Banned sister debates decision

Nun is `anguished' by censure for work with homosexuals

July 25, 1999|By John Rivera | John Rivera,SUN STAFF

In her first public statement since being banned this month by the Vatican from ministering to gay and lesbian Roman Catholics, a Baltimore nun said she was "anguished and deeply troubled" by the action and has not decided whether to accept the censure.

"I am now faced with a decision of whether or not to accept the outcome of a process that I believe was fundamentally unfair," Sister Jeannine Gramick said in a written statement. "I still feel called by God to lesbian and gay ministry. I also feel called to serve the People of God as a loyal member of the School Sisters of Notre Dame in the Catholic Church. Thus, the censure from the Vatican presents a dilemma for me."

Gramick and her ministerial partner, the Rev. Robert Nugent, also of Baltimore, were ordered by the Vatican's Congregation for the Doctrine of the Faith to end their nearly 30-year work with gays and lesbians because they failed to explicitly state that a homosexual orientation is "disordered" and that homosexual acts are intrinsically evil, as church teachings state.

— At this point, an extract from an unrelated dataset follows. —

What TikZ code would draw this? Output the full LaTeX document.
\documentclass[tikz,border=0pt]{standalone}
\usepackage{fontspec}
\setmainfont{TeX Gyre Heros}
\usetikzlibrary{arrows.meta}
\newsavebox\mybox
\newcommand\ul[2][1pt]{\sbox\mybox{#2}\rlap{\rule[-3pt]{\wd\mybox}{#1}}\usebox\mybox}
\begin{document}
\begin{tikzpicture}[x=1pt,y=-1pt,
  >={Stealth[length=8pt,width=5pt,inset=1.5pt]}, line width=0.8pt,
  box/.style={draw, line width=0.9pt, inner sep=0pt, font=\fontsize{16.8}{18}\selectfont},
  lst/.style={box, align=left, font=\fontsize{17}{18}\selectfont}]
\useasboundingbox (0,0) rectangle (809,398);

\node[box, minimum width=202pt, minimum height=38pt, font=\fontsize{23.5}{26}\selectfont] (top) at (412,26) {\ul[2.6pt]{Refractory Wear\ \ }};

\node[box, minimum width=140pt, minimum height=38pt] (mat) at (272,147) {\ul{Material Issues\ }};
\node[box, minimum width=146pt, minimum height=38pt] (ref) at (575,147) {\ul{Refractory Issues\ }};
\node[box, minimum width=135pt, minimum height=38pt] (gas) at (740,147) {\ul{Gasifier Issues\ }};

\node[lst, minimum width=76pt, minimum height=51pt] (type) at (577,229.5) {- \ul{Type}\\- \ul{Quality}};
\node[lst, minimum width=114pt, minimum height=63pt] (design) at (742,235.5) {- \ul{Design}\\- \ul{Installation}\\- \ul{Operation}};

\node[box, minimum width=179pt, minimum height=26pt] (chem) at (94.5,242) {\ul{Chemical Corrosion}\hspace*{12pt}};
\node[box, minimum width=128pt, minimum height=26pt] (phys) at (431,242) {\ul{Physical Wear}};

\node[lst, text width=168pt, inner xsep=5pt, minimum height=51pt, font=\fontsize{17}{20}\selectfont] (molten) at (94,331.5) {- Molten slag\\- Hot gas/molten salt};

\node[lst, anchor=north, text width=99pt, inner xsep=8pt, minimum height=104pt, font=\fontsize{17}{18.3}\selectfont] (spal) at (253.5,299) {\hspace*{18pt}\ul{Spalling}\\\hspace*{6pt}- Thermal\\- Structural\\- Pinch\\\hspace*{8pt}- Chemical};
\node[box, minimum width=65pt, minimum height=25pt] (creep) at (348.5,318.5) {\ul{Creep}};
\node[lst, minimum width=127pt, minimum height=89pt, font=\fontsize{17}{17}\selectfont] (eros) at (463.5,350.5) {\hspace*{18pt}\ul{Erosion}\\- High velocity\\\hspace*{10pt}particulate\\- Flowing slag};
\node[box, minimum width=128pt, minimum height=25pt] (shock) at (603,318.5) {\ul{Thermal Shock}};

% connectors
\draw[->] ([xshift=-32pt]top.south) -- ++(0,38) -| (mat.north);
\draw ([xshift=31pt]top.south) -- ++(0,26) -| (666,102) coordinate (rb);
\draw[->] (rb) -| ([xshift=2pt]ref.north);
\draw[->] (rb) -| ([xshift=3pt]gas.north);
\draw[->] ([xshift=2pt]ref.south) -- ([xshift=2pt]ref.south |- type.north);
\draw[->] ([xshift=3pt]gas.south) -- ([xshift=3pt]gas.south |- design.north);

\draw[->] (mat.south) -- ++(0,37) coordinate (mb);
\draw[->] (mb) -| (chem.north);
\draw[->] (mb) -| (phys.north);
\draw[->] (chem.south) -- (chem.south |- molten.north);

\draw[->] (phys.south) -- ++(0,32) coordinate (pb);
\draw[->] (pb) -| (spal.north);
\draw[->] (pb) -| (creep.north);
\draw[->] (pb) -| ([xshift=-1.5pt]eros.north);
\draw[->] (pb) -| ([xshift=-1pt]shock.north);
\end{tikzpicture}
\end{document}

Nugent and Gramick have been ministering to gay and lesbian Catholics since 1971. They have co-authored two books and traveled the country lecturing and offering retreats and workshops for gay Catholics and their families.

Nugent and Gramick have declined interviews, but Nugent released a statement July 14 in which he said his ministry to gays and lesbians "has always been based on authentic teachings of the church and traditional theological and pastoral principles." Nevertheless, he said, "As a son of the church, a presbyter and a member of a religious congregation with a vow of obedience, I accepted the decision of the CDF [Congregation for the Doctrine of the Faith] and expressed my intention to implement it accordingly."

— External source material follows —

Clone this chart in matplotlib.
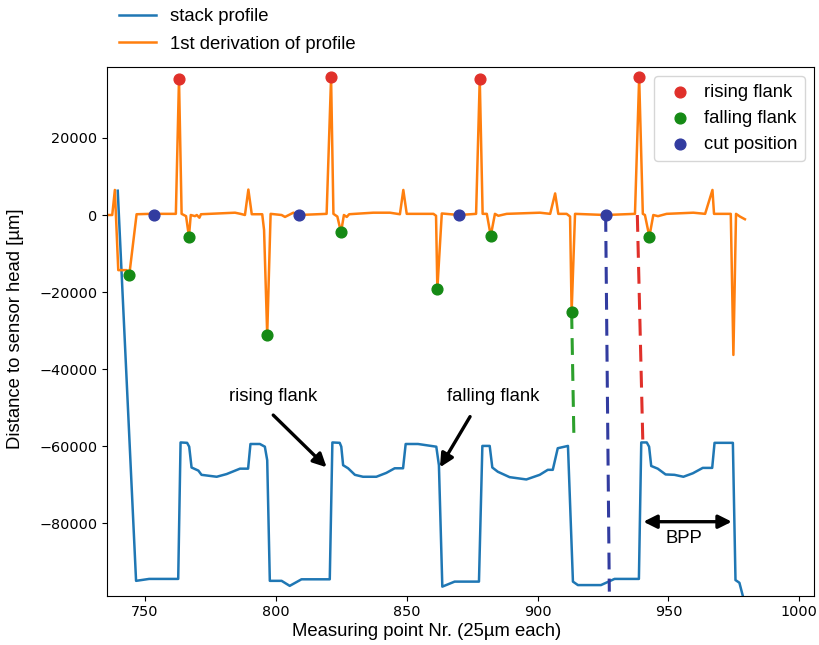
import numpy as np
import matplotlib.pyplot as plt

plt.rcParams['font.family'] = ['Liberation Sans', 'DejaVu Sans']

# stack profile (vertices)
prof_x = [739.6, 746.6, 751.6, 762.7, 763.6, 766.1, 766.9, 767.8, 770.4, 771.6,
          777.4, 781.2, 786.3, 789.4, 790.3, 793.9, 795.8, 796.7, 797.7, 802.2,
          805.3, 809.8, 820.6, 821.6, 824.4, 825.0, 825.7, 827.6, 830.2, 833.3,
          838.4, 842.2, 845.4, 848.6, 849.6, 854.3, 861.3, 862.3, 863.6, 868.3,
          877.6, 878.9, 881.7, 882.7, 884.8, 889.3, 895.7, 900.8, 903.9, 905.8,
          907.7, 911.6, 913.5, 915.4, 924.2, 929.4, 938.7, 939.6, 941.7, 942.6,
          943.4, 945.9, 948.9, 952.3, 955.7, 959.3, 963.1, 966.7, 967.6, 974.6,
          975.6, 977.1, 980.0]
prof_y = [6300, -94900, -94400, -94400, -59000, -59100, -60100, -65500, -66300, -67400,
          -67900, -67200, -65800, -65800, -59400, -59400, -60100, -63600, -94900, -94900,
          -96200, -94500, -94500, -59000, -59100, -60100, -64900, -65700, -67400, -67900,
          -67900, -66900, -65700, -65700, -59400, -59400, -60100, -64900, -96400, -95100,
          -95100, -59900, -59900, -65500, -66600, -68000, -68600, -67400, -66100, -66100,
          -60500, -59900, -95100, -96000, -96000, -94400, -94400, -59000, -59000, -60100,
          -65100, -65800, -67300, -67400, -67900, -67000, -65600, -65600, -59100, -59100,
          -94700, -95400, -103000]

# 1st derivation of profile
der_x = [735.4, 737.5, 738.5, 739.8, 743.0, 744.0, 746.8, 751.9, 761.8, 763.0,
         764.0, 765.7, 766.8, 767.5, 769.1, 769.8, 770.8, 771.4, 784.4, 786.5,
         788.2, 789.5, 790.8, 794.8, 795.5, 796.7, 798.0, 802.2, 803.5, 806.7,
         808.8, 819.4, 821.1, 822.0, 823.5, 824.9, 826.0, 827.1, 828.0, 830.2,
         837.2, 843.6, 847.4, 848.7, 850.0, 860.2, 861.2, 861.7, 863.4, 870.0,
         876.5, 877.9, 879.0, 880.6, 882.1, 883.7, 885.0, 888.2, 900.9, 904.8,
         906.7, 907.9, 911.1, 912.4, 913.0, 914.3, 926.0, 937.2, 938.8, 940.2,
         941.0, 942.7, 944.2, 946.0, 949.3, 959.5, 964.0, 966.8, 967.4, 973.8,
         974.8, 975.8, 977.3, 979.2]
der_y = [0, 0, 6500, -14300, -14300, -15600, 200, 300, 300, 35300,
         300, -300, -5600, 0, -300, 0, -700, 200, 600, 300,
         0, 6600, 200, 200, -3900, -31100, 300, 0, -500, 600,
         0, 300, 35700, 300, -400, -4500, 0, -500, 200, 300,
         600, 600, 200, 6500, 300, 300, -200, -19200, 400, 0,
         300, 35300, 300, 300, -5400, 300, -200, 300, 600, 300,
         5600, 300, 300, -400, -25200, 300, 0, 300, 35700, 300,
         0, -5600, 0, -300, 300, 600, 300, 6500, 300, 300,
         -36300, 300, -400, -1100]

rise_x = [763.0, 821.1, 877.9, 938.8]
rise_y = [35300, 35700, 35300, 35700]
fall_x = [744.0, 766.8, 796.7, 824.9, 861.7, 882.1, 913.0, 942.7]
fall_y = [-15600, -5600, -31100, -4500, -19200, -5400, -25200, -5600]
cut_x = [753.4, 808.8, 870.0, 926.0]
cut_y = [0, 0, 0, 0]

# dashed guide lines (start x, end x, start y, end y)
guide_x0 = [913.0, 926.0, 938.1]
guide_x1 = [913.9, 927.4, 940.2]
guide_y0 = [-25200, 0, 0]
guide_y1 = [-58800, -97700, -58800]

c_red = '#e0302a'
c_green = '#158a15'
c_blue = '#323ca0'
guide_colors = ['#2ca02c', c_blue, c_red]

fig = plt.figure(figsize=(8.2, 6.45), dpi=100)
ax = fig.add_axes([0.1305, 0.0764, 0.8622, 0.8197])

l1, = ax.plot(prof_x, prof_y, color='#1f77b4', lw=1.8, label='stack profile')
l2, = ax.plot(der_x, der_y, color='#ff7f0e', lw=1.8, label='1st derivation of profile')

for i in range(len(guide_x0)):
    ax.plot([guide_x0[i], guide_x1[i]], [guide_y0[i], guide_y1[i]],
            color=guide_colors[i], lw=2.2, dashes=(5.5, 3), zorder=3)

s1 = ax.scatter(rise_x, rise_y, s=60, color=c_red, zorder=4, label='rising flank')
s2 = ax.scatter(fall_x, fall_y, s=60, color=c_green, zorder=4, label='falling flank')
s3 = ax.scatter(cut_x, cut_y, s=60, color=c_blue, zorder=4, label='cut position')

fs = 13.3
arrow = dict(arrowstyle='-|>', lw=2.4, color='black', mutation_scale=20,
             shrinkA=0, shrinkB=0)
ax.annotate('', xy=(819.4, -65450), xytext=(799.0, -51900), arrowprops=arrow)
ax.text(799.0, -47130, 'rising flank', ha='center', va='center', fontsize=fs)
ax.annotate('', xy=(862.7, -65450), xytext=(874.2, -52300), arrowprops=arrow)
ax.text(883.2, -47130, 'falling flank', ha='center', va='center', fontsize=fs)
arrow2 = dict(arrowstyle='<|-|>', lw=2.4, color='black', mutation_scale=20,
              shrinkA=0, shrinkB=0)
ax.annotate('', xy=(974.2, -79560), xytext=(940.4, -79560), arrowprops=arrow2)
ax.text(956.0, -83870, 'BPP', ha='center', va='center', fontsize=fs)

ax.set_xlim(735.5, 1005.6)
ax.set_ylim(-98760, 38390)
ax.set_xticks([750, 800, 850, 900, 950, 1000])
ax.set_yticks([-80000, -60000, -40000, -20000, 0, 20000])
ax.tick_params(labelsize=10.4)
for lbl in ax.get_xticklabels() + ax.get_yticklabels():
    lbl.set_fontfamily('DejaVu Sans')

ax.set_xlabel('Measuring point Nr. (25µm each)', fontsize=fs)
ax.set_ylabel('Distance to sensor head [µm]', fontsize=fs)
ax.xaxis.set_label_coords(0.4526, -0.068)
ax.yaxis.set_label_coords(-0.129, 0.506)
ax.xaxis.label.set_va('center')
ax.yaxis.label.set_va('center')

leg1 = ax.legend(handles=[s1, s2, s3], loc='upper right', fontsize=fs,
                 handletextpad=0.3, borderpad=0.4)
ax.add_artist(leg1)
ax.legend(handles=[l1, l2], loc='lower left', bbox_to_anchor=(-0.007, 0.996),
          frameon=False, fontsize=fs, labelspacing=0.55)

fig.savefig('out.png', dpi=100)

Gramick complained that the Vatican investigation lacked due process and was beset by a conflict of interest because the same agency acted as prosecutor, jury and judge.

"I strongly believe in the need for authority, and I respect those entrusted with exercising it," she said. "At the same time, my experience in this investigation was that justice was not served because of a lack of fair and open procedures."

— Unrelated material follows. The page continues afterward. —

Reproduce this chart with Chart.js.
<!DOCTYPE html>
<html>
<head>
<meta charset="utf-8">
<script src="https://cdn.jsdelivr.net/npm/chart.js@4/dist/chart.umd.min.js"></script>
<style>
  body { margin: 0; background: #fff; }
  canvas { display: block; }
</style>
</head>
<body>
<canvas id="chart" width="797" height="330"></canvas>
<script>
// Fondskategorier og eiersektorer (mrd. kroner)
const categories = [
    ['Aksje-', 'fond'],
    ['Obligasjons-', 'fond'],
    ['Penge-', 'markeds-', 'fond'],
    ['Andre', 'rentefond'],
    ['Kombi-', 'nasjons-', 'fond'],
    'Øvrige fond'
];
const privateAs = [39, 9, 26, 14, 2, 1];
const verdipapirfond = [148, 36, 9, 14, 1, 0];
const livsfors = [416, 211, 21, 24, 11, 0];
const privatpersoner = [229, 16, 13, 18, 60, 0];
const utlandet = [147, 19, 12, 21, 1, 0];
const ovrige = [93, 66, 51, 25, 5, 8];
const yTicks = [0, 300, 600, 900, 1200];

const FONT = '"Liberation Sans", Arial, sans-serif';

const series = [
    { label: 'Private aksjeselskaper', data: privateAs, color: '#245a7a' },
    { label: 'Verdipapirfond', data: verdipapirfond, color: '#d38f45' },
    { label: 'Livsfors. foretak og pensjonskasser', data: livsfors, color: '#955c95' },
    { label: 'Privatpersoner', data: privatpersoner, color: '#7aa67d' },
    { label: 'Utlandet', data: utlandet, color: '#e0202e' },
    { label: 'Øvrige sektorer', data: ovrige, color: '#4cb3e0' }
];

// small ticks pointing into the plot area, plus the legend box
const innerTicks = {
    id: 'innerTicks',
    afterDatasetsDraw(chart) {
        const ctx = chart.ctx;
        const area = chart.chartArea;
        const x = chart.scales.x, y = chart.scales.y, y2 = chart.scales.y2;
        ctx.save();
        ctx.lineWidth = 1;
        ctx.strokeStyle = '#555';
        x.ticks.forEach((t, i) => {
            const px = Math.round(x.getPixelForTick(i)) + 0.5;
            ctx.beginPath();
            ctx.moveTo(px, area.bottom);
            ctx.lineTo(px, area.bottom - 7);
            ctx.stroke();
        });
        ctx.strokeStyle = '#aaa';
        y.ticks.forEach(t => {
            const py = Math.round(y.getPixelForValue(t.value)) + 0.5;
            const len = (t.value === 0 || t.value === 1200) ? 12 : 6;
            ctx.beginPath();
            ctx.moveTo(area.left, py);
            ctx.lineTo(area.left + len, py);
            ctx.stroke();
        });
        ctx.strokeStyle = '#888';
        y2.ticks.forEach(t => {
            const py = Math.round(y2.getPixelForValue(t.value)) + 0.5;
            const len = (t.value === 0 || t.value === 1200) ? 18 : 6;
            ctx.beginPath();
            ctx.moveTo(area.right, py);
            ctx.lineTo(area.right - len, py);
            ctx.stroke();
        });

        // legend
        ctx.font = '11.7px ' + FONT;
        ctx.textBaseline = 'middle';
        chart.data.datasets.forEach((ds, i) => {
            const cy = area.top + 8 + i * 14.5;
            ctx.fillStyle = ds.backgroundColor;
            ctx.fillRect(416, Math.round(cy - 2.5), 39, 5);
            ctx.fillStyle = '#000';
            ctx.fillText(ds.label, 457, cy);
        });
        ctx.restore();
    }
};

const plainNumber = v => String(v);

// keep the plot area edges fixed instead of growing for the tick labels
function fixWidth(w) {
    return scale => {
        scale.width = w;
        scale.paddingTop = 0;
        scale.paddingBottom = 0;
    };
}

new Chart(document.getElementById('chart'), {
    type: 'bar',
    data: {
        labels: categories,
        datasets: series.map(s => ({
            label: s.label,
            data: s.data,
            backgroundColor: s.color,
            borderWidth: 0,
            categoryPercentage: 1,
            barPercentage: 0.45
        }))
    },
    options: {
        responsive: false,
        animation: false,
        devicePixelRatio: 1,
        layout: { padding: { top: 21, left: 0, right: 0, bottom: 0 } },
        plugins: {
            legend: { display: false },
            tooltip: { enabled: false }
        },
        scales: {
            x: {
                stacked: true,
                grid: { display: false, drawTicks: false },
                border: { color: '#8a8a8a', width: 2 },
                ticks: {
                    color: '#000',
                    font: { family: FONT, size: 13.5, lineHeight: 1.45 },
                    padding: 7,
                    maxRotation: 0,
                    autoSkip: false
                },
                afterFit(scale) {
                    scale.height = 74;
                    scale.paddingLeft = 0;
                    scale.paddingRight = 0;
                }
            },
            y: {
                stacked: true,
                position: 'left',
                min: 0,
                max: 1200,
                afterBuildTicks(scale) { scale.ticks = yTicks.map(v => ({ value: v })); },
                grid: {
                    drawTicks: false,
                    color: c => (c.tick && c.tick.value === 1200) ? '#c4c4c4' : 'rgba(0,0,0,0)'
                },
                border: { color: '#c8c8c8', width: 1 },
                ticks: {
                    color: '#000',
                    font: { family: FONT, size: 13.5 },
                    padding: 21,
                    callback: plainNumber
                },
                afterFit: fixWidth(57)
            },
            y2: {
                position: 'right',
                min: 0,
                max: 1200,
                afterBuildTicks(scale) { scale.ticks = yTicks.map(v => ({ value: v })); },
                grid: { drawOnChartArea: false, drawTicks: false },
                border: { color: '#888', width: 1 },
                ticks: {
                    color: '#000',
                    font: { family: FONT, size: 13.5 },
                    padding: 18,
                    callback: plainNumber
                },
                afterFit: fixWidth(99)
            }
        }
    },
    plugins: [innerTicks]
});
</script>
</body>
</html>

Both Nugent and Gramick complained that the Vatican investigation shifted from looking at what they taught in their books and seminars to what they personally believed about the church's teaching on homosexuality.

"What began as an inquiry about my public statements and writings on homosexuality became, in the end, an interrogation about my inner, personal beliefs on the subject," she said.

"I stand ready to proclaim my assent to all the core beliefs of our faith," she said. "Beyond this, my status as a vowed religious and as a public pastoral minister should not deprive me of the right which every believer has to maintain the privacy of her internal conscience in matters which are not central to our faith. To intrude, uninvited, into the sanctuary of another's conscience is both disrespectful and wrong."

Gramick said she feared gay and lesbian Catholics and their families will be angered and alienated by the Vatican's decision.

"To them I say, use your anger creatively. Don't leave the church. It is your spiritual home," she said.

Gramick was directed last week by her religious superiors to cancel her ministerial commitments for a month to reflect on what to do in light of the Vatican decision. She said she is using the time "to discern where God is calling me in the future."